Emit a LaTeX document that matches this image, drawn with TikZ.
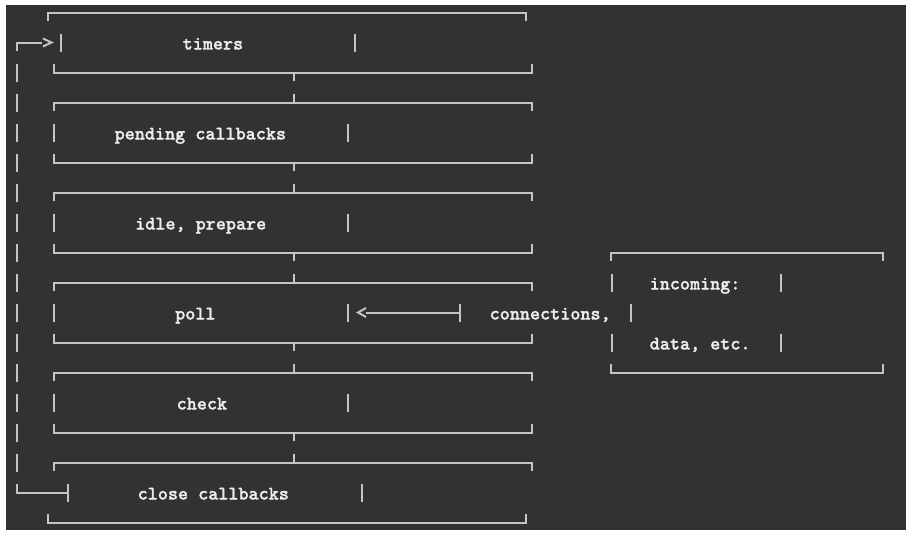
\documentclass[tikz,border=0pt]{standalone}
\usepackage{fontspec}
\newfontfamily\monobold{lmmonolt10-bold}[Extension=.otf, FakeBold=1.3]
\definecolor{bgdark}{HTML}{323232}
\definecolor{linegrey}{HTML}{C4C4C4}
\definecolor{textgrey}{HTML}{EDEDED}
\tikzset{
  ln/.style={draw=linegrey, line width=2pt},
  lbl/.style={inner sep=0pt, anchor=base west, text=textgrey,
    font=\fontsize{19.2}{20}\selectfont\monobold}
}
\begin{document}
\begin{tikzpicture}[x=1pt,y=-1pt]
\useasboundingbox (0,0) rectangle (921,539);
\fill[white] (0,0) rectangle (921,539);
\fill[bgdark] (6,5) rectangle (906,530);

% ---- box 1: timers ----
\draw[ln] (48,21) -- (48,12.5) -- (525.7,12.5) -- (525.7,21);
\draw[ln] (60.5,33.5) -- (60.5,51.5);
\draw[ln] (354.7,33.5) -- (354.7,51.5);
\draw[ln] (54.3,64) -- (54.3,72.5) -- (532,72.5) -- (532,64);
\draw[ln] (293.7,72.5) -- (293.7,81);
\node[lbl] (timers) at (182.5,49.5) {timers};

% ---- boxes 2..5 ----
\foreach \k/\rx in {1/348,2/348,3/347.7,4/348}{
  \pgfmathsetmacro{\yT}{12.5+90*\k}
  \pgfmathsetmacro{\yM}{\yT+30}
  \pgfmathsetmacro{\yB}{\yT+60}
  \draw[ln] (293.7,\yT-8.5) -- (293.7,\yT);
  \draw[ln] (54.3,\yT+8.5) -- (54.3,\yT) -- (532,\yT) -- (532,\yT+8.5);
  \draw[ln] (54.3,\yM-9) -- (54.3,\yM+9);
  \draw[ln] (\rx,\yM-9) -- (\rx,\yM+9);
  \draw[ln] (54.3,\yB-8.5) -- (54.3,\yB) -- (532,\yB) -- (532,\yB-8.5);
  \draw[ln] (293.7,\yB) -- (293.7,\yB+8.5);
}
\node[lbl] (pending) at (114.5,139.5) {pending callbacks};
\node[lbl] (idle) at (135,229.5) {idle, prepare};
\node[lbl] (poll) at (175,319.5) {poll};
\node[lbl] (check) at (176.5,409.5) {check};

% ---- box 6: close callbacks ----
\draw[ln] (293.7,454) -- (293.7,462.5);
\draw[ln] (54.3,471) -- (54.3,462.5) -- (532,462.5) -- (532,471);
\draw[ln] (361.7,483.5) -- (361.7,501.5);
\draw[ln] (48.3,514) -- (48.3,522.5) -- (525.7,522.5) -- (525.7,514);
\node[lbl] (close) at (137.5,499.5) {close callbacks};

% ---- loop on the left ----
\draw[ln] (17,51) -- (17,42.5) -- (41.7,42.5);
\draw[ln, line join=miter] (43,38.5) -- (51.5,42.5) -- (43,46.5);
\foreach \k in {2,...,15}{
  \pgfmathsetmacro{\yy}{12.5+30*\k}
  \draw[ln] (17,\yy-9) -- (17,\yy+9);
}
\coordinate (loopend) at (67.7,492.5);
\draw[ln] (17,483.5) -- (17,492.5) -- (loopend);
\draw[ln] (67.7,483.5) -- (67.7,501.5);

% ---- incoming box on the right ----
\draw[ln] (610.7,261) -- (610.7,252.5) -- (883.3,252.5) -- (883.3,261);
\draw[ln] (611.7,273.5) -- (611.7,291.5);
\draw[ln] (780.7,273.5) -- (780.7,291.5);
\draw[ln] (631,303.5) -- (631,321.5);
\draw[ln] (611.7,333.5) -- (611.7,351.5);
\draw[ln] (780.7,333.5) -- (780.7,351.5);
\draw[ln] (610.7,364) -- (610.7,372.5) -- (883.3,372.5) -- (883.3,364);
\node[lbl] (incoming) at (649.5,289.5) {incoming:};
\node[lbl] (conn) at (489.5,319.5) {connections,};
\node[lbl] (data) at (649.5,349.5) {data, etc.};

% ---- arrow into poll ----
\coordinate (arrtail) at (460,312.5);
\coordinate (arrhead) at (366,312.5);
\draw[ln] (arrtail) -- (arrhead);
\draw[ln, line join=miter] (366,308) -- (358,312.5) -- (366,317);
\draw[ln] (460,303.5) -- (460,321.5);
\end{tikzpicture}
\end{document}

+ + + +

— Directions for this task —
Leave the images out and output the remaining material exactly as it stands.

— Response —
Emit a LaTeX document that matches this image, drawn with TikZ.
\documentclass[tikz,border=0pt]{standalone}
\usepackage{fontspec}
\newfontfamily\monobold{lmmonolt10-bold}[Extension=.otf, FakeBold=1.3]
\definecolor{bgdark}{HTML}{323232}
\definecolor{linegrey}{HTML}{C4C4C4}
\definecolor{textgrey}{HTML}{EDEDED}
\tikzset{
  ln/.style={draw=linegrey, line width=2pt},
  lbl/.style={inner sep=0pt, anchor=base west, text=textgrey,
    font=\fontsize{19.2}{20}\selectfont\monobold}
}
\begin{document}
\begin{tikzpicture}[x=1pt,y=-1pt]
\useasboundingbox (0,0) rectangle (921,539);
\fill[white] (0,0) rectangle (921,539);
\fill[bgdark] (6,5) rectangle (906,530);

% ---- box 1: timers ----
\draw[ln] (48,21) -- (48,12.5) -- (525.7,12.5) -- (525.7,21);
\draw[ln] (60.5,33.5) -- (60.5,51.5);
\draw[ln] (354.7,33.5) -- (354.7,51.5);
\draw[ln] (54.3,64) -- (54.3,72.5) -- (532,72.5) -- (532,64);
\draw[ln] (293.7,72.5) -- (293.7,81);
\node[lbl] (timers) at (182.5,49.5) {timers};

% ---- boxes 2..5 ----
\foreach \k/\rx in {1/348,2/348,3/347.7,4/348}{
  \pgfmathsetmacro{\yT}{12.5+90*\k}
  \pgfmathsetmacro{\yM}{\yT+30}
  \pgfmathsetmacro{\yB}{\yT+60}
  \draw[ln] (293.7,\yT-8.5) -- (293.7,\yT);
  \draw[ln] (54.3,\yT+8.5) -- (54.3,\yT) -- (532,\yT) -- (532,\yT+8.5);
  \draw[ln] (54.3,\yM-9) -- (54.3,\yM+9);
  \draw[ln] (\rx,\yM-9) -- (\rx,\yM+9);
  \draw[ln] (54.3,\yB-8.5) -- (54.3,\yB) -- (532,\yB) -- (532,\yB-8.5);
  \draw[ln] (293.7,\yB) -- (293.7,\yB+8.5);
}
\node[lbl] (pending) at (114.5,139.5) {pending callbacks};
\node[lbl] (idle) at (135,229.5) {idle, prepare};
\node[lbl] (poll) at (175,319.5) {poll};
\node[lbl] (check) at (176.5,409.5) {check};

% ---- box 6: close callbacks ----
\draw[ln] (293.7,454) -- (293.7,462.5);
\draw[ln] (54.3,471) -- (54.3,462.5) -- (532,462.5) -- (532,471);
\draw[ln] (361.7,483.5) -- (361.7,501.5);
\draw[ln] (48.3,514) -- (48.3,522.5) -- (525.7,522.5) -- (525.7,514);
\node[lbl] (close) at (137.5,499.5) {close callbacks};

% ---- loop on the left ----
\draw[ln] (17,51) -- (17,42.5) -- (41.7,42.5);
\draw[ln, line join=miter] (43,38.5) -- (51.5,42.5) -- (43,46.5);
\foreach \k in {2,...,15}{
  \pgfmathsetmacro{\yy}{12.5+30*\k}
  \draw[ln] (17,\yy-9) -- (17,\yy+9);
}
\coordinate (loopend) at (67.7,492.5);
\draw[ln] (17,483.5) -- (17,492.5) -- (loopend);
\draw[ln] (67.7,483.5) -- (67.7,501.5);

% ---- incoming box on the right ----
\draw[ln] (610.7,261) -- (610.7,252.5) -- (883.3,252.5) -- (883.3,261);
\draw[ln] (611.7,273.5) -- (611.7,291.5);
\draw[ln] (780.7,273.5) -- (780.7,291.5);
\draw[ln] (631,303.5) -- (631,321.5);
\draw[ln] (611.7,333.5) -- (611.7,351.5);
\draw[ln] (780.7,333.5) -- (780.7,351.5);
\draw[ln] (610.7,364) -- (610.7,372.5) -- (883.3,372.5) -- (883.3,364);
\node[lbl] (incoming) at (649.5,289.5) {incoming:};
\node[lbl] (conn) at (489.5,319.5) {connections,};
\node[lbl] (data) at (649.5,349.5) {data, etc.};

% ---- arrow into poll ----
\coordinate (arrtail) at (460,312.5);
\coordinate (arrhead) at (366,312.5);
\draw[ln] (arrtail) -- (arrhead);
\draw[ln, line join=miter] (366,308) -- (358,312.5) -- (366,317);
\draw[ln] (460,303.5) -- (460,321.5);
\end{tikzpicture}
\end{document}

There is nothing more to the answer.